• **WHAT NEEDS TO BE DONE**:
Write out, exactly and only, the lines that run from the top of the records to the line with "var bandEnd = [0.430, 0.4675];". Include both ends; exclude pictures.

Source code of charts:
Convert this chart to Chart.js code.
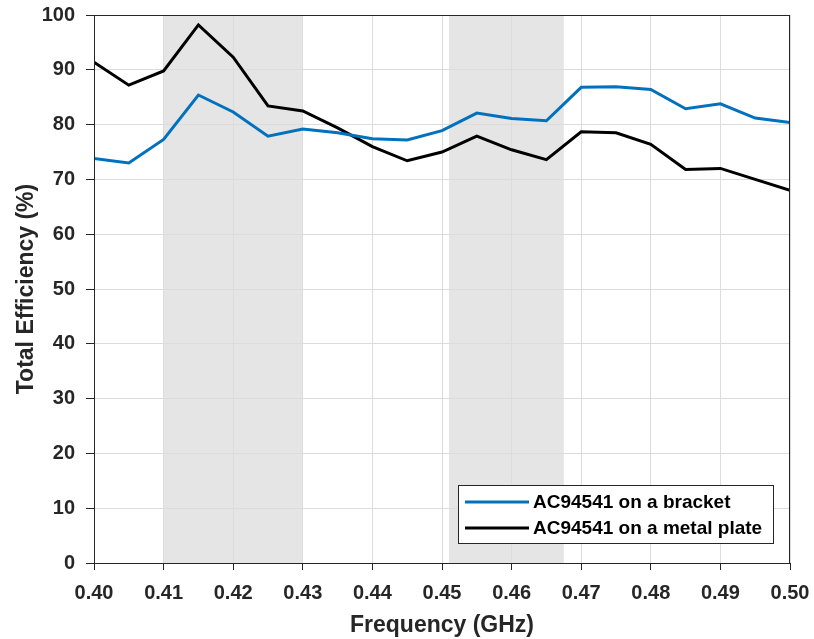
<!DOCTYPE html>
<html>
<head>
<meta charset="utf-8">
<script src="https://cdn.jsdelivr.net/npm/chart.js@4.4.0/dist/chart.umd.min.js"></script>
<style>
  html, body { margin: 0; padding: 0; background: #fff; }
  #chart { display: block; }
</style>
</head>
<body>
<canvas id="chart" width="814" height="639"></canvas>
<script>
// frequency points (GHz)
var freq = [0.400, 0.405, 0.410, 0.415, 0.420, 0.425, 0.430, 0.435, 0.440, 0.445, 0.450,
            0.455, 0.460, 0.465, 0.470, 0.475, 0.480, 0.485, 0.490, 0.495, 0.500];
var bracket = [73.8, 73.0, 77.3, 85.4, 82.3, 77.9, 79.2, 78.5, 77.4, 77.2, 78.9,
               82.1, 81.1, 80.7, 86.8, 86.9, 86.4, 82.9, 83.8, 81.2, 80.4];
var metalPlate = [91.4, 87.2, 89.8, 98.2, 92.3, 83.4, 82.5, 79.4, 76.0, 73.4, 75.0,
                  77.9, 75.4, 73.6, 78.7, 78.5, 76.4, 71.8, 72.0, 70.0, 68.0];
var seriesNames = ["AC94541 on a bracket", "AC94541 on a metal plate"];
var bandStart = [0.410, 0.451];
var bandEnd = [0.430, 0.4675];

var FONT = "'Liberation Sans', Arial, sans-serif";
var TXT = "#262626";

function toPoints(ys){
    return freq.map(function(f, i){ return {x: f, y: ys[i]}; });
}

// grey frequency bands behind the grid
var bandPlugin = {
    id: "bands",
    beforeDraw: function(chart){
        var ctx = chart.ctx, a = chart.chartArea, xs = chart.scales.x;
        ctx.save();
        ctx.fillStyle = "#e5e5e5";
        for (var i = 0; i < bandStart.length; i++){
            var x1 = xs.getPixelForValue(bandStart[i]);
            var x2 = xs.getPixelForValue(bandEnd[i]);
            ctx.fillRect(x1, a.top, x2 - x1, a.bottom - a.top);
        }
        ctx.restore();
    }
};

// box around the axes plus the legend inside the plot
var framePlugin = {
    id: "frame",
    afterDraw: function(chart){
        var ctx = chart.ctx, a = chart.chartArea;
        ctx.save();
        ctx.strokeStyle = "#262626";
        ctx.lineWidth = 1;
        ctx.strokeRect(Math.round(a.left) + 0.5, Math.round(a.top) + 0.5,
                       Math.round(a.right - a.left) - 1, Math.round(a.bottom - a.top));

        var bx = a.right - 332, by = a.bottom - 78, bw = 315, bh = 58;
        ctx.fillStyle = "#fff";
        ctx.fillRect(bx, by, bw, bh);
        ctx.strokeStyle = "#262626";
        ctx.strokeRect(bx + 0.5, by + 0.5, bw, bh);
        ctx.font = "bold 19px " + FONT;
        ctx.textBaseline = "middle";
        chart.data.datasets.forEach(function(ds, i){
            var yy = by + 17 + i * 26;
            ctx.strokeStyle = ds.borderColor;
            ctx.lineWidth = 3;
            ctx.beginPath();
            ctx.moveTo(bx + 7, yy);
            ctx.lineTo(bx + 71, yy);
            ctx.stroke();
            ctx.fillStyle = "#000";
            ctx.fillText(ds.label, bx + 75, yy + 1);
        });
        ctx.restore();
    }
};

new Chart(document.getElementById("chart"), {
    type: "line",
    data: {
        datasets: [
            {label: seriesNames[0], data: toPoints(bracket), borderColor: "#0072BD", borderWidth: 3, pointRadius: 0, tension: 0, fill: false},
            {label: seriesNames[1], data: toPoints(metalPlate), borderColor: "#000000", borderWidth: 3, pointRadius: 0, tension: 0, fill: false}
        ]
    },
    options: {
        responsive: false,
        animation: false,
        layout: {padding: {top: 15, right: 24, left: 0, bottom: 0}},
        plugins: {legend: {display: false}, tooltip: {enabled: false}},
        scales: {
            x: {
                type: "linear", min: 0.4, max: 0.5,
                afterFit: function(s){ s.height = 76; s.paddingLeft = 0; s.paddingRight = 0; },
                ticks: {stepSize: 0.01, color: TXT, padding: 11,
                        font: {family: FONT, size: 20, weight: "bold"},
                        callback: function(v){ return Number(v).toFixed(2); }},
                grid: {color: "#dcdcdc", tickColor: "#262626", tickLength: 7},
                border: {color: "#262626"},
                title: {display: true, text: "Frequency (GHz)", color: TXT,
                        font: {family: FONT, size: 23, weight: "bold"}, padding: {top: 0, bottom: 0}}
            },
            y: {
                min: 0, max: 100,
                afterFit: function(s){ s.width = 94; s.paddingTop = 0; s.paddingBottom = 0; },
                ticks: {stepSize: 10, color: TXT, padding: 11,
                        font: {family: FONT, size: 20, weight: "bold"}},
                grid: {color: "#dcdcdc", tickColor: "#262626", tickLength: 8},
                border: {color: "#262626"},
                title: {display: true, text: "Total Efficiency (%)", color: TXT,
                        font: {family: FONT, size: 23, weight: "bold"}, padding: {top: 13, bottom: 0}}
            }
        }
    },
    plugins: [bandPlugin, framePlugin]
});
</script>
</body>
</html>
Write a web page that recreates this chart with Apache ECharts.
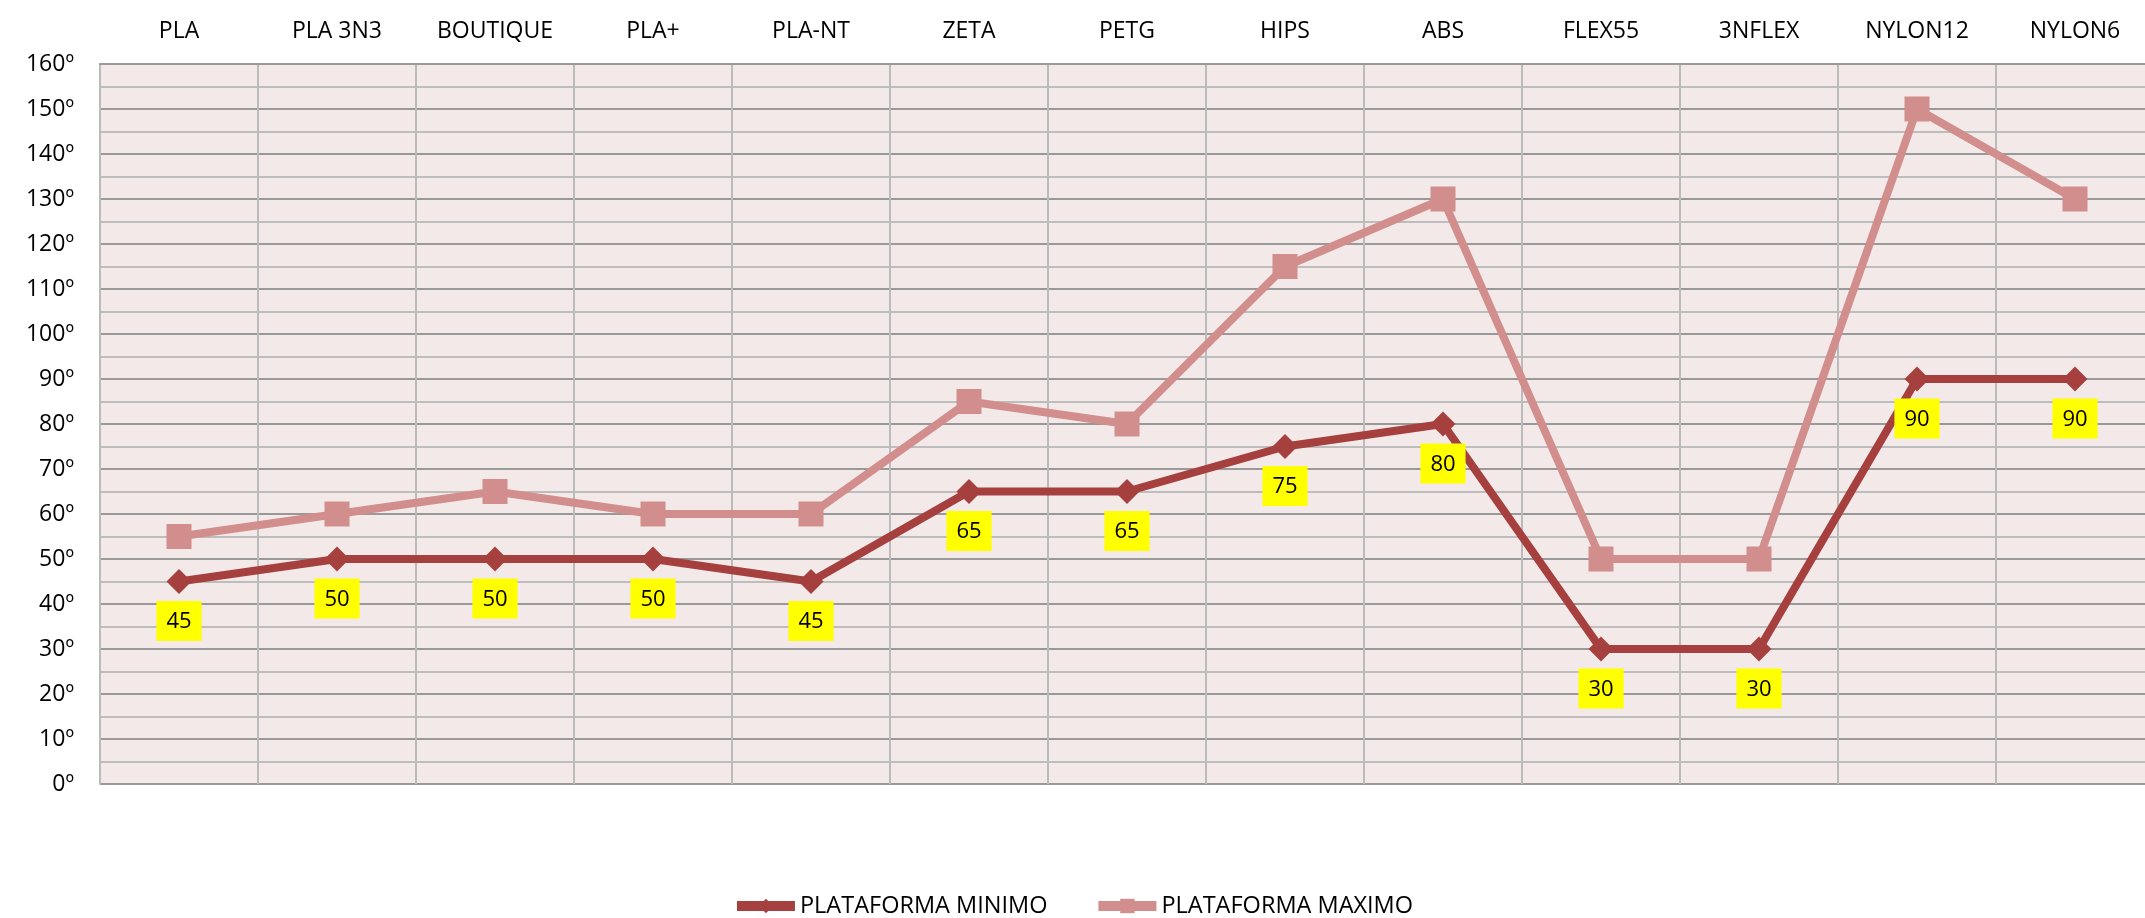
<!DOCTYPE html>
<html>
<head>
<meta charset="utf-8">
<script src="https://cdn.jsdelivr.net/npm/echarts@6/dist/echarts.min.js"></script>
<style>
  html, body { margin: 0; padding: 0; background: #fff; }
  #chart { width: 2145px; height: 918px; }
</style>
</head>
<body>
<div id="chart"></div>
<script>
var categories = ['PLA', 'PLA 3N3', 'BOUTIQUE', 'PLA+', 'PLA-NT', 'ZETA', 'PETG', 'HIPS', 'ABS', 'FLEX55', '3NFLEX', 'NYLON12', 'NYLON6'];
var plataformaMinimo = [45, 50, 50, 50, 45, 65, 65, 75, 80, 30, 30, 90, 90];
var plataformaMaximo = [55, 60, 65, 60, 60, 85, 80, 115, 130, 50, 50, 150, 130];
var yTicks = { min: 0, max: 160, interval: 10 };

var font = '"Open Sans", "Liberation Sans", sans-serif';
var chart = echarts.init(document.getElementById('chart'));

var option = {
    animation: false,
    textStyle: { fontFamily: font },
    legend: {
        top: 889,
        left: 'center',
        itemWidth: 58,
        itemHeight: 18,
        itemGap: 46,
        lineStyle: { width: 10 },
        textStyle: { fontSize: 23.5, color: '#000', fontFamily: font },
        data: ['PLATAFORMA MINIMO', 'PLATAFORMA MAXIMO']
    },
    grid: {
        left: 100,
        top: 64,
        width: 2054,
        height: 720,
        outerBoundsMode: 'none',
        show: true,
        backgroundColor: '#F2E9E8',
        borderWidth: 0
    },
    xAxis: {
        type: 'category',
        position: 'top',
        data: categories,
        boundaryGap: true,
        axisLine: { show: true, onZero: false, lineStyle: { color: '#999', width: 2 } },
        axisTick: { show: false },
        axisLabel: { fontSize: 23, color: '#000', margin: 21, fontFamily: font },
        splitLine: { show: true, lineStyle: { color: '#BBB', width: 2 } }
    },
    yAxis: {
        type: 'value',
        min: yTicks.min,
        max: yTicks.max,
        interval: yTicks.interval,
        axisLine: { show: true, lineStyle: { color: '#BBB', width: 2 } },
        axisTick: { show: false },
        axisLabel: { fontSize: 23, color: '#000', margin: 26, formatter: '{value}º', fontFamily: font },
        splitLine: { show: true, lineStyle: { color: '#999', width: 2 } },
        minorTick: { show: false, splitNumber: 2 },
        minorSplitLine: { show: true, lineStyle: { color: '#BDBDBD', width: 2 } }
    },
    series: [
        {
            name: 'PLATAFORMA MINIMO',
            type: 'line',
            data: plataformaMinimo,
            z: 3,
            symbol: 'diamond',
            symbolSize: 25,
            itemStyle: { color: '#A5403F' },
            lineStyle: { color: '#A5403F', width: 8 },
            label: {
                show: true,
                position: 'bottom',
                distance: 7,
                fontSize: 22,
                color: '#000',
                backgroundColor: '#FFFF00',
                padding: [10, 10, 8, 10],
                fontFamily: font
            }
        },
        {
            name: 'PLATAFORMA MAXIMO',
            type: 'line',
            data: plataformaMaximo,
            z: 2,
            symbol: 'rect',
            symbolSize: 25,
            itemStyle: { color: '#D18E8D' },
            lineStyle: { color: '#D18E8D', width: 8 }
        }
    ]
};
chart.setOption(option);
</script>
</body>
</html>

• **FINAL RESULT**:
Convert this chart to Chart.js code.
<!DOCTYPE html>
<html>
<head>
<meta charset="utf-8">
<script src="https://cdn.jsdelivr.net/npm/chart.js@4.4.0/dist/chart.umd.min.js"></script>
<style>
  html, body { margin: 0; padding: 0; background: #fff; }
  #chart { display: block; }
</style>
</head>
<body>
<canvas id="chart" width="814" height="639"></canvas>
<script>
// frequency points (GHz)
var freq = [0.400, 0.405, 0.410, 0.415, 0.420, 0.425, 0.430, 0.435, 0.440, 0.445, 0.450,
            0.455, 0.460, 0.465, 0.470, 0.475, 0.480, 0.485, 0.490, 0.495, 0.500];
var bracket = [73.8, 73.0, 77.3, 85.4, 82.3, 77.9, 79.2, 78.5, 77.4, 77.2, 78.9,
               82.1, 81.1, 80.7, 86.8, 86.9, 86.4, 82.9, 83.8, 81.2, 80.4];
var metalPlate = [91.4, 87.2, 89.8, 98.2, 92.3, 83.4, 82.5, 79.4, 76.0, 73.4, 75.0,
                  77.9, 75.4, 73.6, 78.7, 78.5, 76.4, 71.8, 72.0, 70.0, 68.0];
var seriesNames = ["AC94541 on a bracket", "AC94541 on a metal plate"];
var bandStart = [0.410, 0.451];
var bandEnd = [0.430, 0.4675];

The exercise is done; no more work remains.